BEGIN DATASET EXTRACT

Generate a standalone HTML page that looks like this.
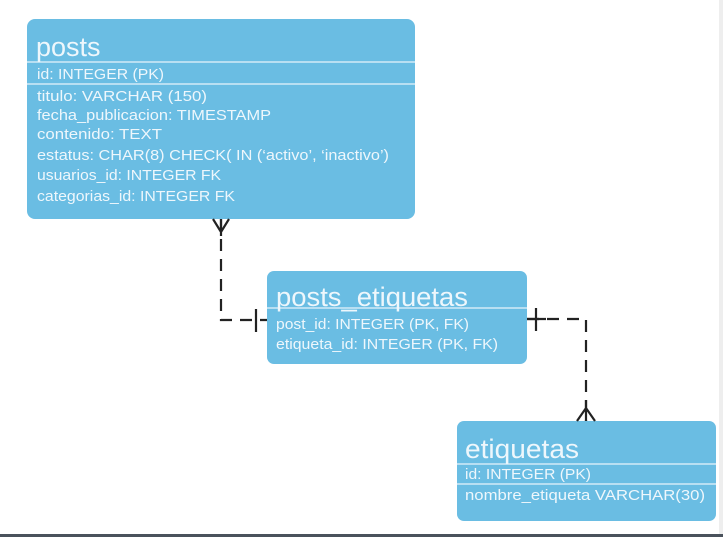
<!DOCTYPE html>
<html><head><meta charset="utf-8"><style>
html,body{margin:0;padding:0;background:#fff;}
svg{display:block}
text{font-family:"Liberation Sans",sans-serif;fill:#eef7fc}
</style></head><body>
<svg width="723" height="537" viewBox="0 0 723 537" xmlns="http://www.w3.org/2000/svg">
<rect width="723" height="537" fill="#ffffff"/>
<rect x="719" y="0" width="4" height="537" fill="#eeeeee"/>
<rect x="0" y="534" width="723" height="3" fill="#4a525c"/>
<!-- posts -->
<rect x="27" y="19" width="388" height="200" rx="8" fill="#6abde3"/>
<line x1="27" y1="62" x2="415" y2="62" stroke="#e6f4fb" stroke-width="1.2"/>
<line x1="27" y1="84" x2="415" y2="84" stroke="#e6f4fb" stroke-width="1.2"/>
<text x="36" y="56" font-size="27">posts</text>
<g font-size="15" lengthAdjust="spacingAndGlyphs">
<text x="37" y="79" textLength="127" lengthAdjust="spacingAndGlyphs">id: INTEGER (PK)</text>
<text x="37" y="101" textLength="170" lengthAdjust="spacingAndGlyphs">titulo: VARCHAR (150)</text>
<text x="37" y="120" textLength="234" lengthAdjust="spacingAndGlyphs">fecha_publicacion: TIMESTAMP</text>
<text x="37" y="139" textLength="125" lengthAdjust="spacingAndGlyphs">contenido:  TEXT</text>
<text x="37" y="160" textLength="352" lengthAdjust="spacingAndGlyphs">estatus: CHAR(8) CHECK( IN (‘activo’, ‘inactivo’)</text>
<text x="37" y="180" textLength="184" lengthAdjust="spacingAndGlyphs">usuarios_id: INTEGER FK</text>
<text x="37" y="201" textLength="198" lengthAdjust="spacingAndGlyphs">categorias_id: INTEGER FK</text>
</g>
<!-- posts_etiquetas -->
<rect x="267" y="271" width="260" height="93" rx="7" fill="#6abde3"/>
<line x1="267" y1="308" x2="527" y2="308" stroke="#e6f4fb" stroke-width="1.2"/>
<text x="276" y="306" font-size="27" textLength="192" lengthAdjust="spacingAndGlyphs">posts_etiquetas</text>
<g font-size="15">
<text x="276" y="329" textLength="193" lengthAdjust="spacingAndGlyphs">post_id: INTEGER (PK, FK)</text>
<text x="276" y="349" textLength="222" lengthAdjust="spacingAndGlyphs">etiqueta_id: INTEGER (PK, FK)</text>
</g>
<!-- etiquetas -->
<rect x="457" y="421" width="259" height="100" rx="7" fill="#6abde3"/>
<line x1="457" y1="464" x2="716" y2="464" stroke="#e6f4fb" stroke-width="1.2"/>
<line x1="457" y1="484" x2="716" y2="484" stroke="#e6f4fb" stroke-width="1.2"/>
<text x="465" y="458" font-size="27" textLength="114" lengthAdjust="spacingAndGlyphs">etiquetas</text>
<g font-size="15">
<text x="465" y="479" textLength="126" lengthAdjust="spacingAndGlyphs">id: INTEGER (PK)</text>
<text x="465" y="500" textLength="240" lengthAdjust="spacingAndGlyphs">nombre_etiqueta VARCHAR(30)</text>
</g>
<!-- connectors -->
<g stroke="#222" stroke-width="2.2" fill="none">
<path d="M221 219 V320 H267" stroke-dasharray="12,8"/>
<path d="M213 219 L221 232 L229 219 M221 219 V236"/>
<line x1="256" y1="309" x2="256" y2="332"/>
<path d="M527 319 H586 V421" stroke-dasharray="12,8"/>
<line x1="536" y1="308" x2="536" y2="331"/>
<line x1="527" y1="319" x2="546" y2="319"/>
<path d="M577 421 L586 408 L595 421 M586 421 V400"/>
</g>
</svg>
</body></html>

END DATASET EXTRACT

■ **STATED EXERCISE**
Except for the pictures, copy the material above exactly.

■ **SOLUTION TO THE EXERCISE**
Generate a standalone HTML page that looks like this.
<!DOCTYPE html>
<html><head><meta charset="utf-8"><style>
html,body{margin:0;padding:0;background:#fff;}
svg{display:block}
text{font-family:"Liberation Sans",sans-serif;fill:#eef7fc}
</style></head><body>
<svg width="723" height="537" viewBox="0 0 723 537" xmlns="http://www.w3.org/2000/svg">
<rect width="723" height="537" fill="#ffffff"/>
<rect x="719" y="0" width="4" height="537" fill="#eeeeee"/>
<rect x="0" y="534" width="723" height="3" fill="#4a525c"/>
<!-- posts -->
<rect x="27" y="19" width="388" height="200" rx="8" fill="#6abde3"/>
<line x1="27" y1="62" x2="415" y2="62" stroke="#e6f4fb" stroke-width="1.2"/>
<line x1="27" y1="84" x2="415" y2="84" stroke="#e6f4fb" stroke-width="1.2"/>
<text x="36" y="56" font-size="27">posts</text>
<g font-size="15" lengthAdjust="spacingAndGlyphs">
<text x="37" y="79" textLength="127" lengthAdjust="spacingAndGlyphs">id: INTEGER (PK)</text>
<text x="37" y="101" textLength="170" lengthAdjust="spacingAndGlyphs">titulo: VARCHAR (150)</text>
<text x="37" y="120" textLength="234" lengthAdjust="spacingAndGlyphs">fecha_publicacion: TIMESTAMP</text>
<text x="37" y="139" textLength="125" lengthAdjust="spacingAndGlyphs">contenido:  TEXT</text>
<text x="37" y="160" textLength="352" lengthAdjust="spacingAndGlyphs">estatus: CHAR(8) CHECK( IN (‘activo’, ‘inactivo’)</text>
<text x="37" y="180" textLength="184" lengthAdjust="spacingAndGlyphs">usuarios_id: INTEGER FK</text>
<text x="37" y="201" textLength="198" lengthAdjust="spacingAndGlyphs">categorias_id: INTEGER FK</text>
</g>
<!-- posts_etiquetas -->
<rect x="267" y="271" width="260" height="93" rx="7" fill="#6abde3"/>
<line x1="267" y1="308" x2="527" y2="308" stroke="#e6f4fb" stroke-width="1.2"/>
<text x="276" y="306" font-size="27" textLength="192" lengthAdjust="spacingAndGlyphs">posts_etiquetas</text>
<g font-size="15">
<text x="276" y="329" textLength="193" lengthAdjust="spacingAndGlyphs">post_id: INTEGER (PK, FK)</text>
<text x="276" y="349" textLength="222" lengthAdjust="spacingAndGlyphs">etiqueta_id: INTEGER (PK, FK)</text>
</g>
<!-- etiquetas -->
<rect x="457" y="421" width="259" height="100" rx="7" fill="#6abde3"/>
<line x1="457" y1="464" x2="716" y2="464" stroke="#e6f4fb" stroke-width="1.2"/>
<line x1="457" y1="484" x2="716" y2="484" stroke="#e6f4fb" stroke-width="1.2"/>
<text x="465" y="458" font-size="27" textLength="114" lengthAdjust="spacingAndGlyphs">etiquetas</text>
<g font-size="15">
<text x="465" y="479" textLength="126" lengthAdjust="spacingAndGlyphs">id: INTEGER (PK)</text>
<text x="465" y="500" textLength="240" lengthAdjust="spacingAndGlyphs">nombre_etiqueta VARCHAR(30)</text>
</g>
<!-- connectors -->
<g stroke="#222" stroke-width="2.2" fill="none">
<path d="M221 219 V320 H267" stroke-dasharray="12,8"/>
<path d="M213 219 L221 232 L229 219 M221 219 V236"/>
<line x1="256" y1="309" x2="256" y2="332"/>
<path d="M527 319 H586 V421" stroke-dasharray="12,8"/>
<line x1="536" y1="308" x2="536" y2="331"/>
<line x1="527" y1="319" x2="546" y2="319"/>
<path d="M577 421 L586 408 L595 421 M586 421 V400"/>
</g>
</svg>
</body></html>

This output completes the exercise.